Brendan Francis Newnam: She’s a nun, microbiologist, and cheesemaker, and she says something really interesting. She suggests that cheese should be included in the Holy Eucharist. What’s that about?
Michael Pollan: It’s interesting. The Eucharist is when you take communion – which I don’t do as a Jew, but I’ve watched it done – you’re basically working with fermented products. Bread, which stands for the flesh of Christ and the body of Christ, and wine, which stands for the blood. And it’s very interesting, they’re both fermented.
Fermentation is a transcendence of the given into something, an elevation into something else. And she was saying, there’s a third fermented food that belongs in there, and that is cheese.
And I said, “Why?” And she said, “Well, cheese is about the dark side of life. It reminds us of our mortality.”
Brendan Francis Newnam: So what does she mean by that?
Michael Pollan: Well, it’s a lot like flesh.
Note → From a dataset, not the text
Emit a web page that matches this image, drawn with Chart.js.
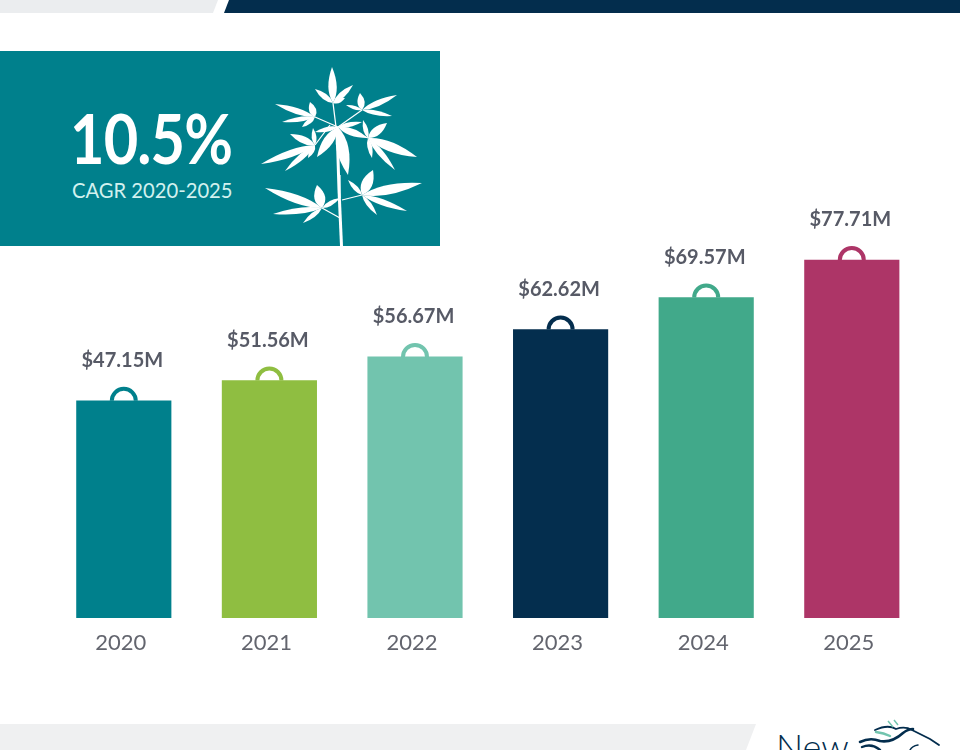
<!DOCTYPE html>
<html>
<head>
<meta charset="utf-8">
<title>CAGR 2020-2025</title>
<script src="https://cdn.jsdelivr.net/npm/chart.js@4"></script>
<style>
    html, body { margin: 0; padding: 0; background: #fff; }
    body { position: relative; width: 960px; height: 750px; overflow: hidden; font-family: Lato, sans-serif; }
    #decor, #chart { position: absolute; left: 0; top: 0; }
    .big { position: absolute; left: 70px; top: 98px; font-size: 68px; line-height: 80px; font-weight: 700; color: #fff; letter-spacing: -1px; transform: scaleX(0.875); transform-origin: left center; }
    .sub { position: absolute; left: 72px; top: 177px; font-size: 20.2px; line-height: 26px; color: #d2f1ef; }
    .logo { position: absolute; left: 776px; top: 722px; font-size: 36px; line-height: 48px; font-weight: 300; color: #032d4d; }
</style>
</head>
<body>
<svg id="decor" width="960" height="750" xmlns="http://www.w3.org/2000/svg">
    <polygon points="0,0 218,0 213,13 0,13" fill="#ebedef"/>
    <polygon points="229,0 960,0 960,13 224,13" fill="#032d4d"/>
    <polygon points="0,724 756,724 746,750 0,750" fill="#eff0f1"/>
    <rect x="0" y="51" width="440" height="195" fill="#00808c"/>
    <g id="plant" fill="#fff" stroke="none"></g>
    <g fill="none" stroke="#032d4d" stroke-linecap="round">
        <path d="M875 730 Q888 724 896 729 Q905 726 912 730 L930 739 L939 745" stroke-width="1.8"/>
        <path d="M860 742 Q870 737 880 741 Q892 743 903 733 Q908 729 913 729" stroke-width="2.6"/>
        <path d="M862 747 Q872 743 880 750" stroke-width="2.4"/>
        <path d="M918 745 Q912 746 910 750" stroke-width="1.5"/>
    </g>
    <path d="M876 732 Q884 733 890 736" fill="none" stroke="#72c4ae" stroke-width="2.5" stroke-linecap="round"/>
    <path d="M888 721 L893 727 M894 720 L898 725" fill="none" stroke="#72c4ae" stroke-width="1.5"/>
</svg>
<div class="big">10.5%</div>
<div class="sub">CAGR 2020-2025</div>
<div class="logo">New</div>
<canvas id="chart" width="960" height="750"></canvas>
<script>
const years = ['2020', '2021', '2022', '2023', '2024', '2025'];
const revenue = [47.15, 51.56, 56.67, 62.62, 69.57, 77.71];
const barColors = ['#00808c', '#8fbe41', '#72c4ae', '#042e4e', '#41a98a', '#ad3567'];

// plant picture, [x1, y1, x2, y2, half width]
const leaves = [
    [333,103,332,67,3.5],[333,103,353,85,2.5],[333,103,315,89,2.5],[333,103,345,98,2],
    [315,117,275,104,2.5],[315,117,282,122,2],[315,117,310,102,3],[315,117,302,127,2],
    [362,110,397,95,2.5],[362,110,392,116,2],[362,110,360,93,3],[362,110,346,105,1.5],
    [338,127,348,175,5],[338,127,317,157,4],[338,127,315,132,2],[338,127,362,122,2],[338,127,368,138,3],
    [368,138,417,157,4],[368,138,395,170,2.5],[368,138,372,158,2],[368,138,387,123,3.5],[368,138,363,120,2],
    [315,145,261,164,3],[315,145,285,171,2.5],[315,145,290,134,3],[315,145,308,158,2],[315,145,313,128,2],
    [322,208,265,188,3.5],[322,208,273,214,2.5],[322,208,303,223,2],[322,208,317,185,4.5],[322,208,340,198,2],
    [362,195,422,183,4],[362,195,407,211,2.5],[362,195,377,215,2],[362,195,373,170,4.5],[362,195,348,180,2]
];
const twigs = [
    [341.5,246,339,190],[339,190,337,127],[336,127,333,103],[338,127,362,110],[338,127,315,117],
    [340,127,368,138],[330,125,315,145],[340,218,322,208],[342,200,362,195],[340,175,340,198]
];

function drawPlant() {
    const plant = document.getElementById('plant');
    const ns = 'http://www.w3.org/2000/svg';
    leaves.forEach(l => {
        const dx = l[2] - l[0], dy = l[3] - l[1];
        const len = Math.sqrt(dx * dx + dy * dy);
        const nx = -dy / len * l[4] * 2.4, ny = dx / len * l[4] * 2.4;
        const mx = l[0] + dx * 0.4, my = l[1] + dy * 0.4;
        const path = document.createElementNS(ns, 'path');
        path.setAttribute('d', `M${l[0]} ${l[1]} Q${mx + nx} ${my + ny} ${l[2]} ${l[3]} Q${mx - nx} ${my - ny} ${l[0]} ${l[1]}Z`);
        plant.appendChild(path);
    });
    twigs.forEach((t, i) => {
        const line = document.createElementNS(ns, 'line');
        line.setAttribute('x1', t[0]);
        line.setAttribute('y1', t[1]);
        line.setAttribute('x2', t[2]);
        line.setAttribute('y2', t[3]);
        line.setAttribute('stroke', '#fff');
        line.setAttribute('stroke-width', i < 2 ? 3 : 1.2);
        plant.appendChild(line);
    });
}
drawPlant();

// the little handle on each bar and the value over it
const bagLabels = {
    id: 'bagLabels',
    afterDatasetsDraw(chart) {
        const ctx = chart.ctx;
        chart.getDatasetMeta(0).data.forEach((bar, i) => {
            ctx.save();
            ctx.beginPath();
            ctx.arc(bar.x, bar.y, 12, Math.PI, 0);
            ctx.lineWidth = 4;
            ctx.strokeStyle = barColors[i];
            ctx.stroke();
            ctx.font = '700 20px Lato, sans-serif';
            ctx.fillStyle = '#575a66';
            ctx.textAlign = 'center';
            ctx.textBaseline = 'middle';
            ctx.fillText(`$${revenue[i].toFixed(2)}M`, bar.x - 1.5, bar.y - 40);
            ctx.restore();
        });
    }
};

new Chart(document.getElementById('chart'), {
    type: 'bar',
    data: {
        labels: years,
        datasets: [{
            data: revenue,
            backgroundColor: barColors,
            barThickness: 94.5
        }]
    },
    options: {
        responsive: false,
        animation: false,
        layout: { padding: { left: 51, right: 35.4, top: 157.3, bottom: 0 } },
        plugins: { legend: { display: false }, tooltip: { enabled: false } },
        scales: {
            x: {
                grid: { display: false },
                border: { display: false },
                afterFit: scale => { scale.height = 132; },
                ticks: { color: '#63656e', padding: 4, labelOffset: -3, font: { family: 'Lato, sans-serif', size: 22 } }
            },
            y: { display: false, min: 0, max: 100 }
        }
    },
    plugins: [bagLabels]
});
</script>
</body>
</html>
Brendan Francis Newnam: Oh right, the texture of cheese.
Michael Pollan: It lives and dies, it smells, it is about decay. You know, talk about dust to dust, it is the rot of animal flesh in a way, and I sort of didn’t see that. I think she’s saying, you either add that or swap out the bread, and that this is a wonderful symbol of the human body.
Brendan Francis Newnam: So I’m sure now you carry all this information with you after your research. I’m wondering, do you carry anything with you from before your research? Like, does Michael Pollan still have a guilty pleasure? Does he still eat Cool Ranch Doritos? There’s not one kind of modern guilty pleasure?
Michael Pollan: I like Cracker Jacks, actually. That’s one of my favorite junk foods. It’s just caramelized popcorn.
I would say the prizes have gone way downhill, they’re just paper now. You know, you used to get a toy.
Brendan Francis Newnam: This explains that fake tattoo on your hand right now.
Michael Pollan: Good one, that’s an old radio trick.